Four years ago, Clinton was welcomed with resounding cheers by hundreds of staff at the State Department as, on her first day as the top US diplomat, she declared "a new era for America."

After almost a million miles travelled, 112 countries visited and some 400 days spent on a plane, she is poised to step down as secretary of state, basking in the praise of world leaders for having restored US standing.

Clinton, 65, has been a vocal advocate for America, championing democracy and what she calls "smart power."

Born in Illinois in October 1947, her rise from being a lawyer trained at Yale University where she met Bill in 1974, to the highest echelons of power has carved a path for women everywhere.

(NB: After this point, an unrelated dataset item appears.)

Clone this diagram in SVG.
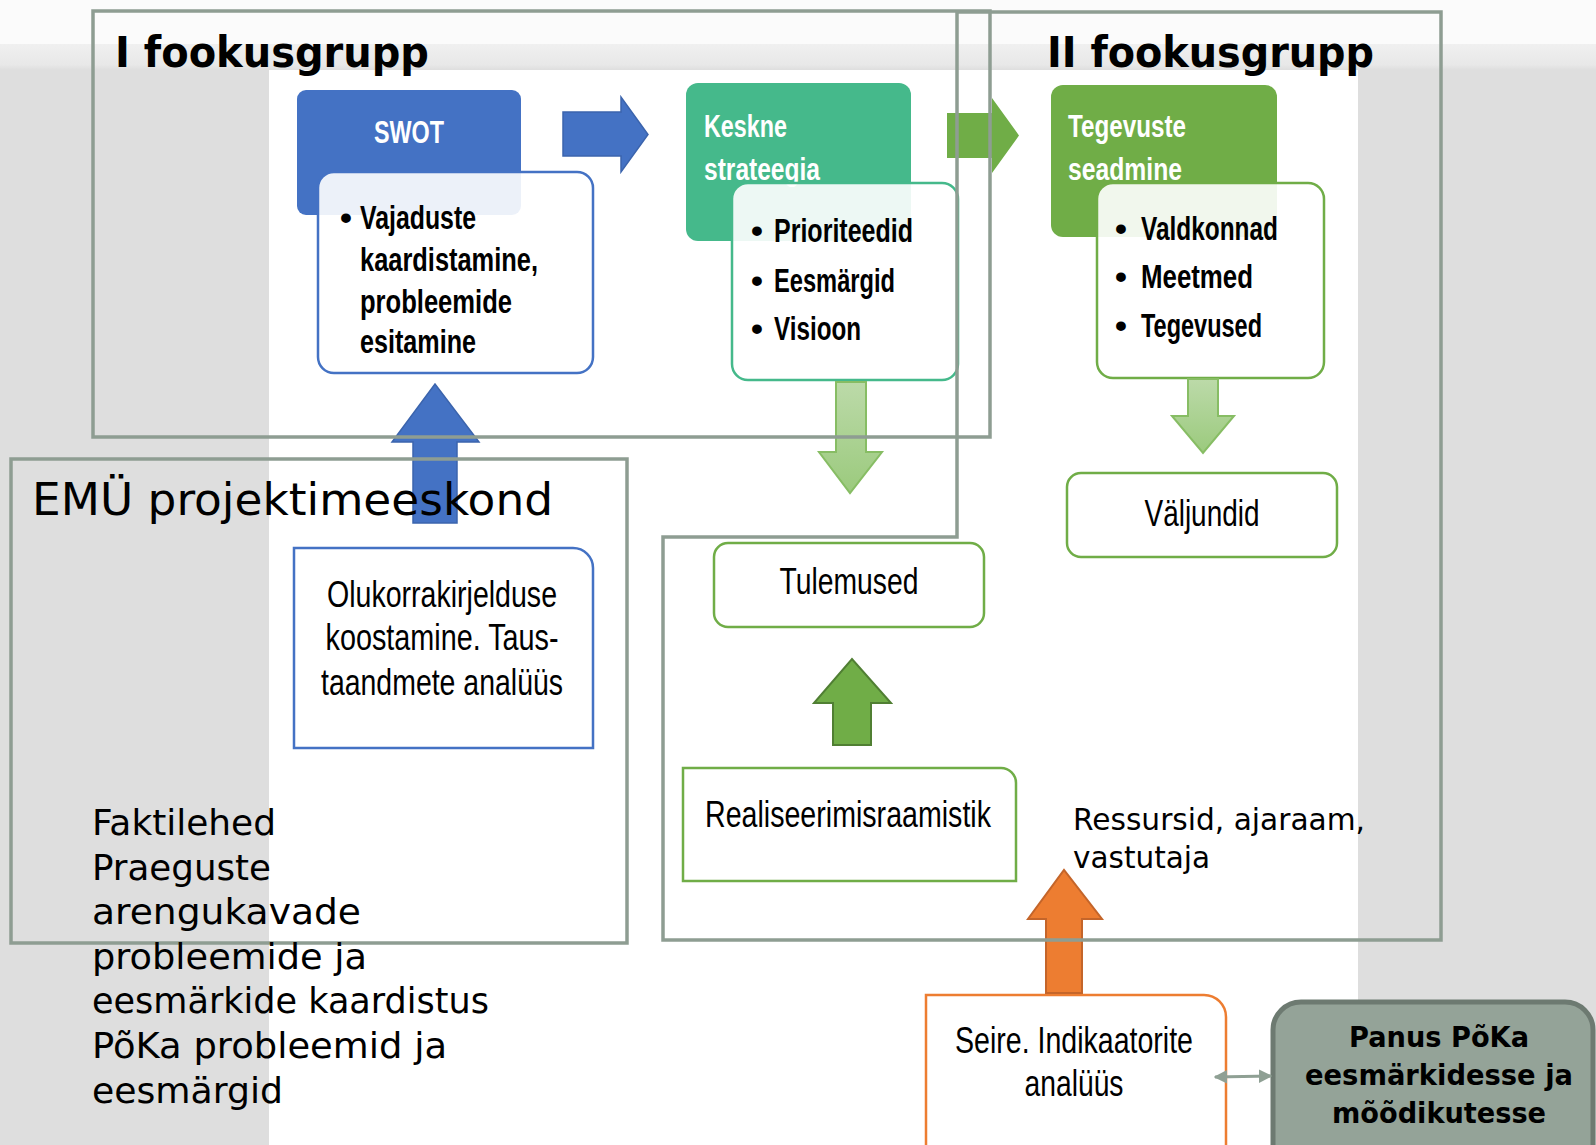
<svg xmlns="http://www.w3.org/2000/svg" width="1596" height="1145" viewBox="0 0 1596 1145">
<defs>
<linearGradient id="band" x1="0" y1="0" x2="0" y2="1">
<stop offset="0" stop-color="#f0f0f0"/><stop offset="0.8" stop-color="#e8e8e8"/><stop offset="1" stop-color="#dedede"/>
</linearGradient>
<linearGradient id="lg" x1="0" y1="0" x2="0" y2="1">
<stop offset="0" stop-color="#bcdaa9"/><stop offset="1" stop-color="#9bca7d"/>
</linearGradient>
<marker id="dh" viewBox="0 0 10 10" refX="9" refY="5" markerWidth="4.5" markerHeight="4.5" orient="auto-start-reverse">
<path d="M0,0 L10,5 L0,10 z" fill="#8fa094"/>
</marker>
<style>
.frame{fill:none;stroke:#8e9d92;stroke-width:3.5}
.cal{font-family:"Liberation Sans",Arial,sans-serif}
.got{font-family:"DejaVu Sans",sans-serif}
.hdr{fill:#ffffff;font-size:32px;font-weight:bold}
.bul{fill:#000000;font-size:34px;font-weight:bold}
.box{fill:#ffffff;stroke-width:2.5}
.ov{fill:#ffffff;fill-opacity:0.9;stroke-width:2.5}
.ar{font-size:36px;fill:#000000}
.lst{font-size:36px;fill:#000000}
.lg{fill:url(#lg);stroke:#87bd64;stroke-width:2}
</style>
</defs>

<g id="background">
<rect x="0" y="0" width="1596" height="1145" fill="#dedede"/>
<rect x="0" y="0" width="1596" height="44" fill="#fbfbfb"/>
<rect x="0" y="44" width="1596" height="26" fill="url(#band)"/>
<rect x="269" y="70" width="1089" height="1075" fill="#ffffff"/>
</g>

<g id="swot">
<rect x="297" y="90" width="224" height="125" rx="9" fill="#4472c4"/>
<text class="cal hdr" x="409" y="143" text-anchor="middle" textLength="70" lengthAdjust="spacingAndGlyphs" font-size="30">SWOT</text>
</g>
<g id="vajaduste">
<rect class="ov" x="318" y="172" width="275" height="201" rx="16" stroke="#4472c4"/>
<text class="cal bul" x="340" y="229" font-size="32">•</text>
<text class="cal bul" font-size="32" x="360" y="229" textLength="116" lengthAdjust="spacingAndGlyphs">Vajaduste</text>
<text class="cal bul" font-size="32" x="360" y="271" textLength="178" lengthAdjust="spacingAndGlyphs">kaardistamine,</text>
<text class="cal bul" font-size="32" x="360" y="313" textLength="152" lengthAdjust="spacingAndGlyphs">probleemide</text>
<text class="cal bul" font-size="32" x="360" y="353" textLength="116" lengthAdjust="spacingAndGlyphs">esitamine</text>
</g>

<g id="keskne">
<rect x="686" y="83" width="225" height="158" rx="12" fill="#45b98b"/>
<text class="cal hdr" x="704" y="137" textLength="83" lengthAdjust="spacingAndGlyphs">Keskne</text>
<text class="cal hdr" x="704" y="180" textLength="116" lengthAdjust="spacingAndGlyphs">strateegia</text>
</g>
<g id="prioriteedid">
<rect class="ov" x="732" y="183" width="226" height="197" rx="16" stroke="#45b98b"/>
<text class="cal bul" x="751" y="242">•</text>
<text class="cal bul" x="774" y="242" textLength="139" lengthAdjust="spacingAndGlyphs">Prioriteedid</text>
<text class="cal bul" x="751" y="292">•</text>
<text class="cal bul" x="774" y="292" textLength="121" lengthAdjust="spacingAndGlyphs">Eesmärgid</text>
<text class="cal bul" x="751" y="340">•</text>
<text class="cal bul" x="774" y="340" textLength="87" lengthAdjust="spacingAndGlyphs">Visioon</text>
</g>

<g id="tegevuste">
<rect x="1051" y="85" width="226" height="152" rx="12" fill="#70ad47"/>
<text class="cal hdr" x="1068" y="137" textLength="118" lengthAdjust="spacingAndGlyphs">Tegevuste</text>
<text class="cal hdr" x="1068" y="180" textLength="114" lengthAdjust="spacingAndGlyphs">seadmine</text>
</g>
<g id="valdkonnad">
<rect class="ov" x="1097" y="183" width="227" height="195" rx="16" stroke="#70ad47"/>
<text class="cal bul" x="1115" y="240">•</text>
<text class="cal bul" x="1141" y="240" textLength="137" lengthAdjust="spacingAndGlyphs">Valdkonnad</text>
<text class="cal bul" x="1115" y="288">•</text>
<text class="cal bul" x="1141" y="288" textLength="112" lengthAdjust="spacingAndGlyphs">Meetmed</text>
<text class="cal bul" x="1115" y="337">•</text>
<text class="cal bul" x="1141" y="337" textLength="121" lengthAdjust="spacingAndGlyphs">Tegevused</text>
</g>

<g id="valjundid">
<rect class="box" x="1067" y="473" width="270" height="84" rx="14" stroke="#70ad47"/>
<text class="cal ar" x="1202" y="526" text-anchor="middle" textLength="115" lengthAdjust="spacingAndGlyphs">Väljundid</text>
</g>

<g id="tulemused">
<rect class="box" x="714" y="543" width="270" height="84" rx="14" stroke="#70ad47"/>
<text class="cal ar" x="849" y="594" text-anchor="middle" textLength="139" lengthAdjust="spacingAndGlyphs">Tulemused</text>
</g>

<g id="realiseerimisraamistik">
<path class="box" d="M683,768 H1001 A15,15 0 0 1 1016,783 V881 H683 Z" stroke="#70ad47"/>
<text class="cal ar" x="848" y="827" text-anchor="middle" textLength="286" lengthAdjust="spacingAndGlyphs">Realiseerimisraamistik</text>
</g>

<g id="olukorra">
<path class="box" d="M294,548 H573 A20,20 0 0 1 593,568 V748 H294 Z" stroke="#4472c4"/>
<text class="cal ar" font-size="32" x="442" y="607" text-anchor="middle" textLength="230" lengthAdjust="spacingAndGlyphs">Olukorrakirjelduse</text>
<text class="cal ar" font-size="32" x="442" y="650" text-anchor="middle" textLength="233" lengthAdjust="spacingAndGlyphs">koostamine. Taus-</text>
<text class="cal ar" font-size="32" x="442" y="695" text-anchor="middle" textLength="242" lengthAdjust="spacingAndGlyphs">taandmete analüüs</text>
</g>

<g id="seire">
<path class="box" d="M926,1150 V995 H1204 A22,22 0 0 1 1226,1017 V1150" stroke="#ed7d31"/>
<text class="cal ar" font-size="35" x="1074" y="1053" text-anchor="middle" textLength="238" lengthAdjust="spacingAndGlyphs">Seire. Indikaatorite</text>
<text class="cal ar" font-size="35" x="1074" y="1096" text-anchor="middle" textLength="99" lengthAdjust="spacingAndGlyphs">analüüs</text>
</g>

<g id="panus">
<rect x="1273" y="1002" width="320" height="180" rx="28" fill="#94a398" stroke="#6d7a71" stroke-width="5"/>
<text class="got" font-size="28" font-weight="bold" fill="#000000" x="1439" y="1047" text-anchor="middle" textLength="180" lengthAdjust="spacingAndGlyphs">Panus PõKa</text>
<text class="got" font-size="28" font-weight="bold" fill="#000000" x="1439" y="1085" text-anchor="middle" textLength="268" lengthAdjust="spacingAndGlyphs">eesmärkidesse ja</text>
<text class="got" font-size="28" font-weight="bold" fill="#000000" x="1439" y="1123" text-anchor="middle" textLength="214" lengthAdjust="spacingAndGlyphs">mõõdikutesse</text>
</g>

<g id="ressursid">
<text class="got" font-size="29.5" fill="#000000" x="1073" y="830" textLength="292" lengthAdjust="spacingAndGlyphs">Ressursid, ajaraam,</text>
<text class="got" font-size="29.5" fill="#000000" x="1073" y="868">vastutaja</text>
</g>

<g id="connectors">
<polygon points="563,112 621,112 621,97 648,134.5 621,172 621,156 563,156" fill="#4472c4" stroke="#3b64ad" stroke-width="1.5"/>
<polygon points="947,113 992,113 992,98 1019,135.5 992,173 992,158 947,158" fill="#70ad47"/>
<polygon points="413,523 413,442 392,442 435,384 479,442 457,442 457,523" fill="#4472c4" stroke="#3b64ad" stroke-width="1.5"/>
<polygon class="lg" points="836,382 866,382 866,452 882,452 850,493 819,452 836,452"/>
<polygon class="lg" points="1188,379 1218,379 1218,416 1234,416 1203,453 1172,416 1188,416"/>
<polygon points="833,745 833,703 814,703 852,659 891,703 871,703 871,745" fill="#70ad47" stroke="#507f33" stroke-width="2"/>
<polygon points="1046,993 1046,919 1028,919 1064,870 1102,919 1082,919 1082,993" fill="#ed7d31" stroke="#c4652a" stroke-width="2"/>
<path d="M1215,1077 L1271,1076" stroke="#8fa094" stroke-width="3" fill="none" marker-start="url(#dh)" marker-end="url(#dh)"/>
</g>

<g id="fookusgrupp-1">
<rect class="frame" x="93" y="11" width="897" height="426"/>
<text class="got" font-size="43" font-weight="bold" fill="#000000" x="115" y="67" textLength="314" lengthAdjust="spacingAndGlyphs">I fookusgrupp</text>
</g>

<g id="fookusgrupp-2">
<path class="frame" d="M957,12 H1441 V940 H663 V537 H957 Z"/>
<text class="got" font-size="43" font-weight="bold" fill="#000000" x="1047" y="67" textLength="327" lengthAdjust="spacingAndGlyphs">II fookusgrupp</text>
</g>

<g id="emu-projektimeeskond">
<rect class="frame" x="11" y="459" width="616" height="484"/>
<text class="got" font-size="45" fill="#000000" x="32" y="515" textLength="521" lengthAdjust="spacingAndGlyphs">EMÜ projektimeeskond</text>
<text class="got lst" x="92" y="835" textLength="184" lengthAdjust="spacingAndGlyphs">Faktilehed</text>
<text class="got lst" x="92" y="879.6" textLength="179" lengthAdjust="spacingAndGlyphs">Praeguste</text>
<text class="got lst" x="92" y="924.2" textLength="269" lengthAdjust="spacingAndGlyphs">arengukavade</text>
<text class="got lst" x="92" y="968.8" textLength="275" lengthAdjust="spacingAndGlyphs">probleemide ja</text>
<text class="got lst" x="92" y="1013.4" textLength="397" lengthAdjust="spacingAndGlyphs">eesmärkide kaardistus</text>
<text class="got lst" x="92" y="1058" textLength="355" lengthAdjust="spacingAndGlyphs">PõKa probleemid ja</text>
<text class="got lst" x="92" y="1102.6" textLength="191" lengthAdjust="spacingAndGlyphs">eesmärgid</text>
</g>
</svg>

In 2008 she almost made history as she sought the Democratic presidential nomination, and conceded defeat to Obama. Despite her denials, many are convinced she will run again, although it is possible her health could become an issue. "The Democrats want her to run. I mean a whole lot of Democrats, like 90 per cent across the country," Democratic strategist James Carville said earlier this month.

After their bitter primaries battle, most were taken by surprise when Obama nominated her as secretary of state.

But Clinton has proved steadfastly loyal, even in many minds taking a bullet for Obama by assuming responsibility for the deaths of four diplomatic staff in the September attack on the US mission in Benghazi, Libya - a tragedy she calls her "worst time" in office. She has yet to testify publicly since a damning State Department report found security at the mission "grossly inadequate."

Now she insists that it is time to rest.

And if her daughter, Chelsea, obliges, even welcome a long-awaited grandchild into her life.